Reed Smith came under scrutiny Wednesday over its defense of a Russian business charged in a conspiracy to interfere in the 2016 presidential election.
A federal prosecutor revealed the law firm is representing not only Concord Management and Consulting but a second Russian entity that was also indicted in special counsel Robert Mueller III’s probe of Russian meddling in the election.
Two Reed Smith partners—Eric Dubelier and Katherine Seikaly—had entered an appearance for Concord Management and Consulting in April, but not for the second entity, Concord Catering. Both entities were among a group of Russian businesses and individuals indicted in February for alleged roles in the Russian interference campaign.
During an arraignment in Washington federal district court, prosecutor Jeannie Rhee said it was the government’s understanding that Reed Smith was representing both Concord Management and Concord Catering and raised the question of whether the firm was appearing on behalf of both clients.
Rhee said Reed Smith had filed a submission with the U.S. Department of the Treasury’s Office of Foreign Assets Control disclosing its representation of Concord Management and Concord Catering. The two entities, along with the Internet Research Agency, participated in a conspiracy to sow “discord” in the 2016 presidential race, according to prosecutors.
Dubelier said it was “in and of itself a disturbing fact” that the special counsel’s office had access to the “confidential” Treasury Department submission. He clarified that he was appearing at Wednesday’s hearing only for Concord Management. “There’s an issue of representation. There’s an issue of what I’m authorized to do today,” Dubelier said.
Dubelier entered a not guilty plea for Concord Management. He then added, “We exercise our right to a speedy trial.”
According to the February indictment, individuals working for the Russian organization Internet Research Agency posed as U.S.-based activists and set up social media pages “designed to attract U.S. audiences.”
Federal prosecutors alleged in the indictment that Concord Management and Concord Catering were the Internet Research Agency’s “primary source of funding for its interference operations” in the United States. Concord controlled funding, recommended personnel and oversaw” the Internet Research Agency’s activities, according to charging documents.
Concord Consulting and Concord Catering were among the Russian entities designated on a sanctions list by the OFAC published in March. Both entities had been previously designated last year. Yevgeniy Viktorovich Prigozhin, according to U.S. Treasury officials, controls Concord Management and Consulting. Prigozhin, indicted in the February charges, has been called ”Putin’s chef.”
No other defense lawyers have made appearances on behalf of any of the other charged Russian entities in the special counsel’s case. Reed Smith has not publicly said how the firm connected with Concord Consulting and Management.
At the end of Wednesday’s arraignment, U.S. Magistrate Judge G. Michael Harvey of the District of Columbia asked—without any apparent optimism—whether any of the other defendants were in attendance.
“Alas, they are not here,” Rhee replied. “The government would be thrilled if they were here.”

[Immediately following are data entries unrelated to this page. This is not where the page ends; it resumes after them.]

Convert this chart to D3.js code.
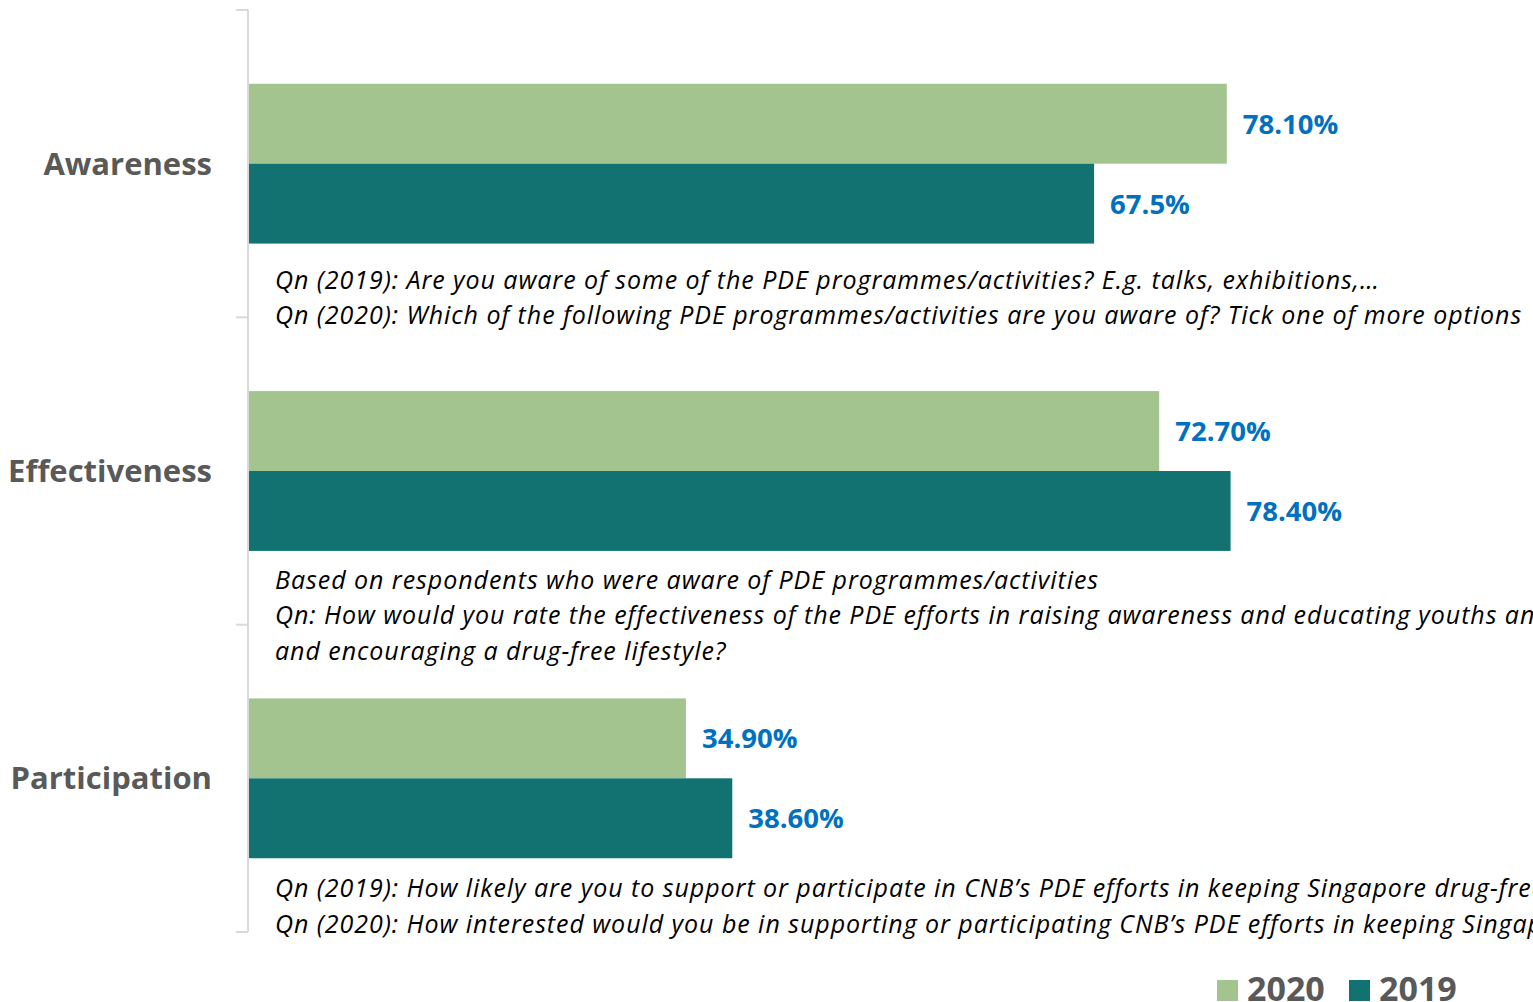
<!DOCTYPE html>
<html><head><meta charset="utf-8">
<script src="https://cdn.jsdelivr.net/npm/d3@7"></script>
<style>html,body{margin:0;padding:0;background:#fff;overflow:hidden}</style>
</head><body>
<svg id="chart" width="1533" height="1002"></svg>
<script>
const categories = ["Awareness", "Effectiveness", "Participation"];
const seriesNames = ["2020", "2019"];
const values2020 = [78.10, 72.70, 34.90];
const values2019 = [67.5, 78.40, 38.60];
const labels2020 = ["78.10%", "72.70%", "34.90%"];
const labels2019 = ["67.5%", "78.40%", "38.60%"];
const notes = [
  ["Qn (2019): Are you aware of some of the PDE programmes/activities? E.g. talks, exhibitions,\u2026",
   "Qn (2020): Which of the following PDE programmes/activities are you aware of? Tick one of more options"],
  ["Based on respondents who were aware of PDE programmes/activities",
   "Qn: How would you rate the effectiveness of the PDE efforts in raising awareness and educating youths and the public on the harms of drugs",
   "and encouraging a drug-free lifestyle?"],
  ["Qn (2019): How likely are you to support or participate in CNB\u2019s PDE efforts in keeping Singapore drug-free?",
   "Qn (2020): How interested would you be in supporting or participating CNB\u2019s PDE efforts in keeping Singapore drug-free?"]
];
const colors = {"2020": "#A3C48F", "2019": "#117271"};

const svg = d3.select("#chart");
const x = d3.scaleLinear().domain([0, 100]).range([249, 1501]);
const y = d3.scaleBand().domain(categories).range([10, 932]).paddingInner(0.48).paddingOuter(0.24);
const ySub = d3.scaleBand().domain(seriesNames).range([0, y.bandwidth()]);

const data = categories.map((c, i) => ({cat: c, vals: [
  {s: "2020", v: values2020[i], label: labels2020[i]},
  {s: "2019", v: values2019[i], label: labels2019[i]}]}));

// axis line with ticks at category boundaries
const bounds = categories.map(c => y(c) - y.step() * y.paddingInner() / 2);
bounds[0] = y.range()[0];
bounds.push(y.range()[1]);
const axisG = svg.append("g").attr("class", "axis");
axisG.append("line").attr("x1", 248).attr("x2", 248).attr("y1", y.range()[0]).attr("y2", y.range()[1])
  .attr("stroke", "#D9D9D9").attr("stroke-width", 2);
axisG.selectAll("line.tick").data(bounds).join("line").attr("class", "tick")
  .attr("x1", 236).attr("x2", 248).attr("y1", d => d).attr("y2", d => d)
  .attr("stroke", "#D9D9D9").attr("stroke-width", 2);

const groups = svg.append("g").selectAll("g.cat").data(data).join("g").attr("class", "cat")
  .attr("transform", d => `translate(0,${y(d.cat)})`);

groups.selectAll("rect").data(d => d.vals).join("rect")
  .attr("x", x(0)).attr("y", d => ySub(d.s)).attr("height", ySub.bandwidth())
  .attr("width", d => x(d.v) - x(0)).attr("fill", d => colors[d.s]);

groups.selectAll("text.val").data(d => d.vals).join("text").attr("class", "val")
  .attr("x", d => x(d.v) + 16).attr("y", d => ySub(d.s) + ySub.bandwidth() / 2)
  .attr("dy", "0.36em")
  .attr("font-family", "'Open Sans', sans-serif").attr("font-weight", "bold").attr("font-size", 27.5)
  .attr("fill", "#0070C0").text(d => d.label);

// category labels
svg.append("g").selectAll("text").data(categories).join("text")
  .attr("x", 212).attr("y", d => y(d) + y.bandwidth() / 2).attr("dy", "0.35em")
  .attr("text-anchor", "end")
  .attr("font-family", "'Open Sans', sans-serif").attr("font-weight", "bold").attr("font-size", 31)
  .attr("fill", "#595959").text(d => d);

// notes
const noteGap = [45, 38, 39];
const noteG = svg.append("g").selectAll("text").data(data).join("text")
  .attr("font-family", "'Open Sans', sans-serif").attr("font-style", "italic").attr("font-size", 25)
  .attr("letter-spacing", "0.95px")
  .attr("fill", "#000");
noteG.each(function(d, i) {
  const base = y(d.cat) + y.bandwidth() + noteGap[i];
  d3.select(this).selectAll("tspan").data(notes[i]).join("tspan")
    .attr("x", 275).attr("y", (t, j) => base + j * 35.5).text(t => t);
});

// legend
const leg = svg.append("g").selectAll("g").data(seriesNames).join("g")
  .attr("transform", (d, i) => `translate(${1217 + i * 132},980)`);
leg.append("rect").attr("width", 21).attr("height", 21).attr("fill", d => colors[d]);
leg.append("text").attr("x", 30).attr("y", 21)
  .attr("font-family", "'Open Sans', sans-serif").attr("font-weight", "bold").attr("font-size", 34)
  .attr("fill", "#595959").text(d => d);
</script>
</body></html>
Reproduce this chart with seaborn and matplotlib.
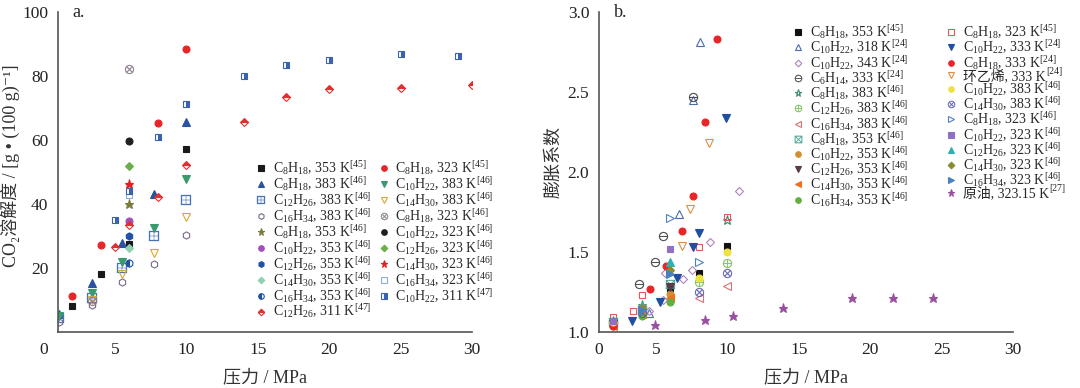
import matplotlib
matplotlib.use('Agg')
import matplotlib.pyplot as plt
import pandas as pd
import seaborn as sns

# ---- panel a: CO2 solubility ----
a_labels = [
    r'C$_8$H$_{18}$, 353 K$^{[45]}$', r'C$_8$H$_{18}$, 383 K$^{[46]}$',
    r'C$_{12}$H$_{26}$, 383 K$^{[46]}$', r'C$_{16}$H$_{34}$, 383 K$^{[46]}$',
    r'C$_8$H$_{18}$, 353 K$^{[46]}$', r'C$_{10}$H$_{22}$, 353 K$^{[46]}$',
    r'C$_{12}$H$_{26}$, 353 K$^{[46]}$', r'C$_{14}$H$_{30}$, 353 K$^{[46]}$',
    r'C$_{16}$H$_{34}$, 353 K$^{[46]}$', r'C$_{12}$H$_{26}$, 311 K$^{[47]}$',
    r'C$_8$H$_{18}$, 323 K$^{[45]}$', r'C$_{10}$H$_{22}$, 383 K$^{[46]}$',
    r'C$_{14}$H$_{30}$, 383 K$^{[46]}$', r'C$_8$H$_{18}$, 323 K$^{[46]}$',
    r'C$_{10}$H$_{22}$, 323 K$^{[46]}$', r'C$_{12}$H$_{26}$, 323 K$^{[46]}$',
    r'C$_{14}$H$_{30}$, 323 K$^{[46]}$', r'C$_{16}$H$_{34}$, 323 K$^{[46]}$',
    r'C$_{10}$H$_{22}$, 311 K$^{[47]}$',
]
a_x = [
    [2, 4, 6, 10],
    [1.1, 3.4, 5.5, 7.7, 10],
    [1.1, 3.4, 5.5, 7.7, 10],
    [1.1, 3.4, 5.5, 7.7, 10],
    [6], [6], [6], [6], [6],
    [5, 6, 8, 10, 14, 17, 20, 25, 30],
    [2, 4, 8, 10],
    [1.1, 3.4, 5.5, 7.7, 10],
    [3.4, 5.5, 7.7, 10],
    [3.4, 6], [6], [6], [6], [6],
    [5, 6, 8, 10, 14, 17, 20, 25, 29],
]
a_y = [
    [8.0, 18.0, 27.4, 57.3],
    [5.5, 15.4, 27.9, 43.0, 65.5],
    [4.5, 10.6, 20.0, 29.9, 41.4],
    [3.1, 8.5, 15.6, 21.4, 30.4],
    [40.1], [34.6], [29.9], [26.4], [21.6],
    [26.6, 33.3, 42.2, 52.3, 65.6, 73.4, 76.0, 76.4, 77.3],
    [11.4, 27.3, 65.4, 88.5],
    [5.0, 12.2, 21.9, 32.5, 47.9],
    [10.0, 18.0, 24.8, 35.9],
    [9.8, 82.3], [59.7], [51.9], [46.4], [42.9],
    [35.1, 44.0, 61.0, 71.4, 79.9, 83.3, 85.1, 87.0, 86.3],
]
# marker, colour, fill
a_styles = [
    ('s', '#1a1a1a', 'full'), ('^', '#2a52a0', 'full'),
    (r'$\boxplus$', '#4a72b8', 'full'), ('h', '#7a6a8a', 'none'),
    ('*', '#7a7a3a', 'full'), ('o', '#a050b8', 'full'),
    ('h', '#2050a8', 'full'), ('D', '#90d0b0', 'full'),
    ('o', '#2050a8', 'left'), ('D', '#e03030', 'top'),
    ('o', '#e8262a', 'full'), ('v', '#3a9a6e', 'full'),
    ('v', '#d9a53a', 'none'), (r'$\otimes$', '#8a7a8a', 'full'),
    ('o', '#202020', 'full'), ('D', '#6ab04a', 'full'),
    ('*', '#e02020', 'full'), ('s', '#8ab0d8', 'none'),
    ('s', '#3a62b0', 'right'),
]

# ---- panel b: swelling factor ----
b_labels = [
    r'C$_8$H$_{18}$, 353 K$^{[45]}$', r'C$_{10}$H$_{22}$, 318 K$^{[24]}$',
    r'C$_{10}$H$_{22}$, 343 K$^{[24]}$', r'C$_6$H$_{14}$, 333 K$^{[24]}$',
    r'C$_8$H$_{18}$, 383 K$^{[46]}$', r'C$_{12}$H$_{26}$, 383 K$^{[46]}$',
    r'C$_{16}$H$_{34}$, 383 K$^{[46]}$', r'C$_8$H$_{18}$, 353 K$^{[46]}$',
    r'C$_{10}$H$_{22}$, 353 K$^{[46]}$', r'C$_{12}$H$_{26}$, 353 K$^{[46]}$',
    r'C$_{14}$H$_{30}$, 353 K$^{[46]}$', r'C$_{16}$H$_{34}$, 353 K$^{[46]}$',
    r'C$_8$H$_{18}$, 323 K$^{[45]}$', r'C$_{10}$H$_{22}$, 333 K$^{[24]}$',
    r'C$_8$H$_{18}$, 333 K$^{[24]}$', '环乙烯, 333 K',
    r'C$_{10}$H$_{22}$, 383 K$^{[46]}$', r'C$_{14}$H$_{30}$, 383 K$^{[46]}$',
    r'C$_8$H$_{18}$, 323 K$^{[46]}$', r'C$_{10}$H$_{22}$, 323 K$^{[46]}$',
    r'C$_{12}$H$_{26}$, 323 K$^{[46]}$', r'C$_{14}$H$_{30}$, 323 K$^{[46]}$',
    r'C$_{16}$H$_{34}$, 323 K$^{[46]}$', '原油, 323.15 K',
]
b_sups = {'环乙烯, 333 K': '[24]', '原油, 323.15 K': '[27]'}
b_x = [
    [2, 6, 8, 10],
    [4.5, 6.6, 7.6, 8.1],
    [4.5, 5.5, 5.6, 6.9, 7.5, 8.8, 10.8],
    [2, 3.8, 4.9, 5.5, 7.6],
    [2, 4, 10],
    [2, 4, 8, 10],
    [4, 8, 10],
    [2, 4, 6],
    [2, 4, 6],
    [2, 4, 6],
    [2, 4, 6],
    [2, 4, 6],
    [2, 3.4, 4, 8, 10],
    [3.3, 5.3, 6.5, 7.6, 8.0, 9.9],
    [2, 4.6, 5.7, 6.8, 7.6, 8.4, 9.3],
    [6.8, 7.4, 8.7],
    [2, 4, 8, 10],
    [4, 8, 10],
    [6, 8],
    [2, 4, 6],
    [4, 6],
    [4, 6],
    [4, 6],
    [4.9, 8.4, 10.4, 13.9, 18.7, 21.6, 24.4],
]
b_y = [
    [1.05, 1.27, 1.37, 1.535],
    [1.12, 1.74, 2.45, 2.81],
    [1.13, 1.20, 1.37, 1.33, 1.39, 1.56, 1.88],
    [1.065, 1.30, 1.44, 1.60, 2.47],
    [1.07, 1.17, 1.70],
    [1.06, 1.15, 1.31, 1.43],
    [1.11, 1.21, 1.29],
    [1.06, 1.14, 1.30],
    [1.05, 1.13, 1.24],
    [1.05, 1.12, 1.28],
    [1.04, 1.11, 1.215],
    [1.04, 1.10, 1.19],
    [1.095, 1.13, 1.23, 1.53, 1.72],
    [1.07, 1.19, 1.34, 1.53, 1.62, 2.34],
    [1.04, 1.27, 1.41, 1.63, 1.85, 2.31, 2.83],
    [1.54, 1.77, 2.18],
    [1.06, 1.15, 1.34, 1.50],
    [1.12, 1.25, 1.37],
    [1.71, 1.44],
    [1.07, 1.15, 1.52],
    [1.16, 1.44],
    [1.15, 1.39],
    [1.14, 1.36],
    [1.045, 1.075, 1.10, 1.15, 1.21, 1.21, 1.21],
]
b_styles = [
    ('s', '#111111', 'full'), ('^', '#4a6ab0', 'none'),
    ('D', '#b080c0', 'none'), (r'$\ominus$', '#404040', 'full'),
    ('*', '#3a8a6a', 'none'), (r'$\oplus$', '#80c060', 'full'),
    ('<', '#e07070', 'none'), (r'$\boxtimes$', '#40a090', 'full'),
    ('o', '#d09030', 'full'), ('v', '#5a3a4a', 'full'),
    ('<', '#f07020', 'full'), ('o', '#60b040', 'full'),
    ('s', '#e05a5a', 'none'), ('v', '#1f4fa0', 'full'),
    ('o', '#e8262a', 'full'), ('v', '#e09040', 'none'),
    ('o', '#f0e040', 'full'), (r'$\otimes$', '#6060b0', 'full'),
    ('>', '#5080c0', 'none'), ('s', '#9070c0', 'full'),
    ('^', '#30b0b0', 'full'), ('D', '#8a8a30', 'full'),
    ('>', '#4a80c0', 'full'), ('*', '#9a50a0', 'full'),
]


def to_frame(labels, xs, ys):
    rows = []
    for lab, xx, yy in zip(labels, xs, ys):
        for a, b in zip(xx, yy):
            rows.append({'series': lab, 'p': a, 'v': b})
    return pd.DataFrame(rows)


def marker_kws(marker, color, fill):
    size = {'s': 4.6, 'D': 4.2, '*': 6.5, 'h': 5.2, '^': 5.2, 'v': 5.2,
            '<': 5.2, '>': 5.2, 'o': 5.0}.get(marker, 6.5)
    kw = dict(marker=marker, markersize=size, color=color,
              markeredgecolor=color, markeredgewidth=0.8)
    if marker.startswith('$'):
        kw['markeredgewidth'] = 0.2
        kw['markerfacecolor'] = color
    elif fill == 'none':
        kw['markerfacecolor'] = 'none'
    elif fill == 'full':
        kw['markerfacecolor'] = color
    else:
        kw['fillstyle'] = fill
        kw['markerfacecolor'] = color
        kw['markerfacecoloralt'] = 'white'
    return kw


def draw(ax, df, labels, styles):
    handles = []
    for lab, st in zip(labels, styles):
        sub = df[df['series'] == lab]
        sns.lineplot(data=sub, x='p', y='v', ax=ax, estimator=None, sort=False,
                     linestyle='', legend=False, **marker_kws(*st))
        line = ax.lines[-1]
        line.set_label(lab)
        handles.append(line)
    return handles


sns.set_theme(style='white')
plt.rcParams['font.family'] = ['Liberation Serif', 'Noto Sans CJK SC', 'DejaVu Sans']
plt.rcParams['mathtext.fontset'] = 'custom'
plt.rcParams['mathtext.rm'] = 'Liberation Serif'
plt.rcParams['mathtext.it'] = 'Liberation Serif:italic'
plt.rcParams['mathtext.default'] = 'regular'

fig = plt.figure(figsize=(10.8, 3.88), dpi=100)
ax1 = fig.add_axes([0.0537, 0.1443, 0.3833, 0.8247])
ax2 = fig.add_axes([0.5546, 0.1443, 0.3833, 0.8247])

df_a = to_frame(a_labels, a_x, a_y)
df_b = to_frame(b_labels, b_x, b_y)
h1 = draw(ax1, df_a, a_labels, a_styles)
h2 = draw(ax2, df_b, b_labels, b_styles)

for ax in (ax1, ax2):
    for s in ('top', 'right'):
        ax.spines[s].set_visible(False)
    for s in ('left', 'bottom'):
        ax.spines[s].set_color('#555555')
        ax.spines[s].set_linewidth(1.2)
    ax.tick_params(direction='in', length=4, width=1, color='#555555',
                   labelsize=12.5, labelcolor='#222222', pad=7)
    ax.set_xlim(1, 30)
    ax.set_xlabel('压力 / MPa', fontsize=13, color='#333333', labelpad=8)

ax1.set_ylim(0, 100)
ax1.set_yticks([20, 40, 60, 80, 100])
ax1.set_xticks([5, 10, 15, 20, 25, 30])
ax1.text(0, -0.03, '0', transform=ax1.get_xaxis_transform(), ha='center',
         va='top', fontsize=12.5, color='#222222')
ax1.set_ylabel('CO₂溶解度 / [g • (100 g)⁻¹]', fontsize=13, color='#333333')
ax1.yaxis.set_label_coords(-0.092, 0.52)
ax1.text(0.035, 1.0, 'a.', transform=ax1.transAxes, fontsize=13, va='center')

ax2.set_ylim(1.0, 3.0)
ax2.set_yticks([1.0, 1.5, 2.0, 2.5, 3.0])
ax2.set_yticklabels(['1.0', '1.5', '2.0', '2.5', '3.0'])
ax2.set_xticks([1, 5, 10, 15, 20, 25, 30])
ax2.set_xticklabels(['0', '5', '10', '15', '20', '25', '30'])
ax2.set_ylabel('膨胀系数', fontsize=13, color='#333333')
ax2.yaxis.set_label_coords(-0.089, 0.53)
ax2.text(0.035, 1.0, 'b.', transform=ax2.transAxes, fontsize=13, va='center')

leg_kw = dict(ncol=2, loc='upper left', frameon=False, fontsize=10,
              handlelength=0.6, handletextpad=0.55, borderpad=0,
              borderaxespad=0, markerscale=0.8)
leg1 = ax1.legend(handles=h1, bbox_to_anchor=(0.48, 0.54), labelspacing=-0.15,
                  columnspacing=0.6, **leg_kw)
leg2 = ax2.legend(handles=h2, bbox_to_anchor=(0.47, 0.965), labelspacing=-0.2,
                  columnspacing=2.8, **leg_kw)

# superscripts for the plain-text (Chinese) legend entries
fig.canvas.draw()
inv = fig.transFigure.inverted()
for t in leg2.get_texts():
    sup = b_sups.get(t.get_text())
    if sup:
        bb = t.get_window_extent()
        x0, y0 = inv.transform((bb.x1 + 0.5, bb.y0 + 0.5 * bb.height))
        fig.text(x0, y0, sup, fontsize=7, va='bottom', ha='left')

fig.savefig('out.png', dpi=100)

Entering Wednesday’s arraignment, Rhee asked U.S. District Judge Dabney Friedrich of the District of Columbia to postpone the hearing amid a dispute over whether Concord Management had been properly served a summons. That procedural step, meant to formally begin criminal proceedings, has been complicated by the refusal of Russian authorities to help serve the 16 named defendants.
Russia’s Office of the Prosecutor General declined to accept the summonses, Rhee wrote in a brief last week. “The [U.S.] government has submitted service requests to the Russian government pursuant to a mutual legal assistance treaty. To the government’s knowledge, no further steps have been taken within Russia to effectuate service.”
Dubelier maintained on Wednesday that Concord Management has not been properly served under the rules of criminal procedure. He added that, with Concord Catering, the special counsel had indicted the “proverbial ham sandwich” because it was not an operating entity at the time of the alleged election subversion.